--- BEGIN ---

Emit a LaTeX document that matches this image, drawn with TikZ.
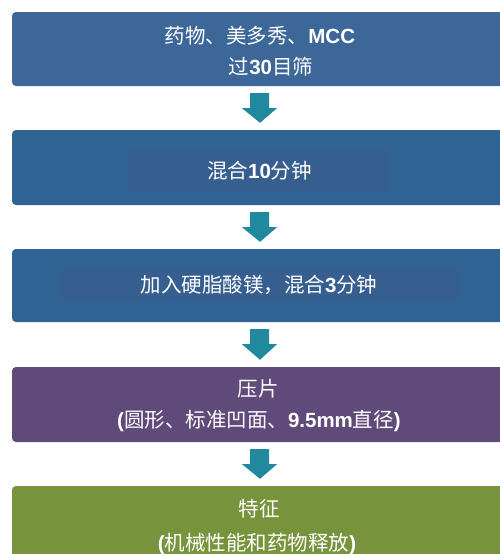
\documentclass[tikz,border=0pt]{standalone}
\usepackage{fontspec}
\setmainfont{Liberation Sans}
\newfontfamily\cjk{Noto Sans CJK SC}
\newcommand\lb[1]{{\normalfont\bfseries #1}}
\usetikzlibrary{calc}
\definecolor{boxA}{RGB}{61,102,153}
\definecolor{boxB}{RGB}{46,99,147}
\definecolor{boxBin}{RGB}{54,95,143}
\definecolor{boxP}{RGB}{95,74,122}
\definecolor{boxG}{RGB}{119,147,60}
\definecolor{arrowc}{RGB}{33,137,157}
\tikzset{
  stepbox/.style={rounded corners=4pt, inner sep=0pt, minimum width=496pt, minimum height=75pt},
  txt/.style={anchor=base, inner sep=0pt, text=white, font=\cjk\fontsize{20.5}{30}\selectfont},
}
\newcommand\blockarrow[2]{%
  \fill[arrowc] ($(#1.south)+(-10,7)$) -- ($(#1.south)+(9,7)$) -- ($(#1.south)+(9,22)$)
    -- ($(#1.south)+(17,22)$) -- ($(#2.north)+(0,-7)$) -- ($(#1.south)+(-18,22)$)
    -- ($(#1.south)+(-10,22)$) -- cycle;}
\begin{document}
\begin{tikzpicture}[x=1pt,y=-1pt]
\useasboundingbox (0,0) rectangle (499,554);
\fill[white] (0,0) rectangle (499,554);
\node[stepbox, fill=boxA, minimum height=74pt] (b1) at (260,49) {};
\node[stepbox, fill=boxB] (b2) at (260,167.5) {};
\node[stepbox, fill=boxB, minimum height=73pt] (b3) at (260,285.5) {};
\node[stepbox, fill=boxP] (b4) at (260,404.5) {};
\node[stepbox, fill=boxG] (b5) at (260,523.5) {};
\fill[boxBin] (128,149) rectangle (390,192);
\fill[boxBin] (60,267) rectangle (460,301);
\node[txt] (t1a) at (260,43.5) {药物、美多秀、\lb{MCC}};
\node[txt] (t1b) at (271,74) {过\lb{30}目筛};
\node[txt] (t2) at (259.5,178) {混合\lb{10}分钟};
\node[txt] (t3) at (259,292) {加入硬脂酸镁，混合\lb{3}分钟};
\node[txt] (t4a) at (258,396) {压片};
\node[txt] (t4b) at (259,427) {\lb{(}圆形、标准凹面、\lb{9.5mm}直径\lb{)}};
\node[txt] (t5a) at (259,516) {特征};
\node[txt] (t5b) at (257,550) {\lb{(}机械性能和药物释放\lb{)}};
\blockarrow{b1}{b2}
\blockarrow{b2}{b3}
\blockarrow{b3}{b4}
\blockarrow{b4}{b5}
\end{tikzpicture}
\end{document}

--- END ---

## WORK TO DO
Reproduce the material above verbatim; omit every picture.

## ANSWER
Emit a LaTeX document that matches this image, drawn with TikZ.
\documentclass[tikz,border=0pt]{standalone}
\usepackage{fontspec}
\setmainfont{Liberation Sans}
\newfontfamily\cjk{Noto Sans CJK SC}
\newcommand\lb[1]{{\normalfont\bfseries #1}}
\usetikzlibrary{calc}
\definecolor{boxA}{RGB}{61,102,153}
\definecolor{boxB}{RGB}{46,99,147}
\definecolor{boxBin}{RGB}{54,95,143}
\definecolor{boxP}{RGB}{95,74,122}
\definecolor{boxG}{RGB}{119,147,60}
\definecolor{arrowc}{RGB}{33,137,157}
\tikzset{
  stepbox/.style={rounded corners=4pt, inner sep=0pt, minimum width=496pt, minimum height=75pt},
  txt/.style={anchor=base, inner sep=0pt, text=white, font=\cjk\fontsize{20.5}{30}\selectfont},
}
\newcommand\blockarrow[2]{%
  \fill[arrowc] ($(#1.south)+(-10,7)$) -- ($(#1.south)+(9,7)$) -- ($(#1.south)+(9,22)$)
    -- ($(#1.south)+(17,22)$) -- ($(#2.north)+(0,-7)$) -- ($(#1.south)+(-18,22)$)
    -- ($(#1.south)+(-10,22)$) -- cycle;}
\begin{document}
\begin{tikzpicture}[x=1pt,y=-1pt]
\useasboundingbox (0,0) rectangle (499,554);
\fill[white] (0,0) rectangle (499,554);
\node[stepbox, fill=boxA, minimum height=74pt] (b1) at (260,49) {};
\node[stepbox, fill=boxB] (b2) at (260,167.5) {};
\node[stepbox, fill=boxB, minimum height=73pt] (b3) at (260,285.5) {};
\node[stepbox, fill=boxP] (b4) at (260,404.5) {};
\node[stepbox, fill=boxG] (b5) at (260,523.5) {};
\fill[boxBin] (128,149) rectangle (390,192);
\fill[boxBin] (60,267) rectangle (460,301);
\node[txt] (t1a) at (260,43.5) {药物、美多秀、\lb{MCC}};
\node[txt] (t1b) at (271,74) {过\lb{30}目筛};
\node[txt] (t2) at (259.5,178) {混合\lb{10}分钟};
\node[txt] (t3) at (259,292) {加入硬脂酸镁，混合\lb{3}分钟};
\node[txt] (t4a) at (258,396) {压片};
\node[txt] (t4b) at (259,427) {\lb{(}圆形、标准凹面、\lb{9.5mm}直径\lb{)}};
\node[txt] (t5a) at (259,516) {特征};
\node[txt] (t5b) at (257,550) {\lb{(}机械性能和药物释放\lb{)}};
\blockarrow{b1}{b2}
\blockarrow{b2}{b3}
\blockarrow{b3}{b4}
\blockarrow{b4}{b5}
\end{tikzpicture}
\end{document}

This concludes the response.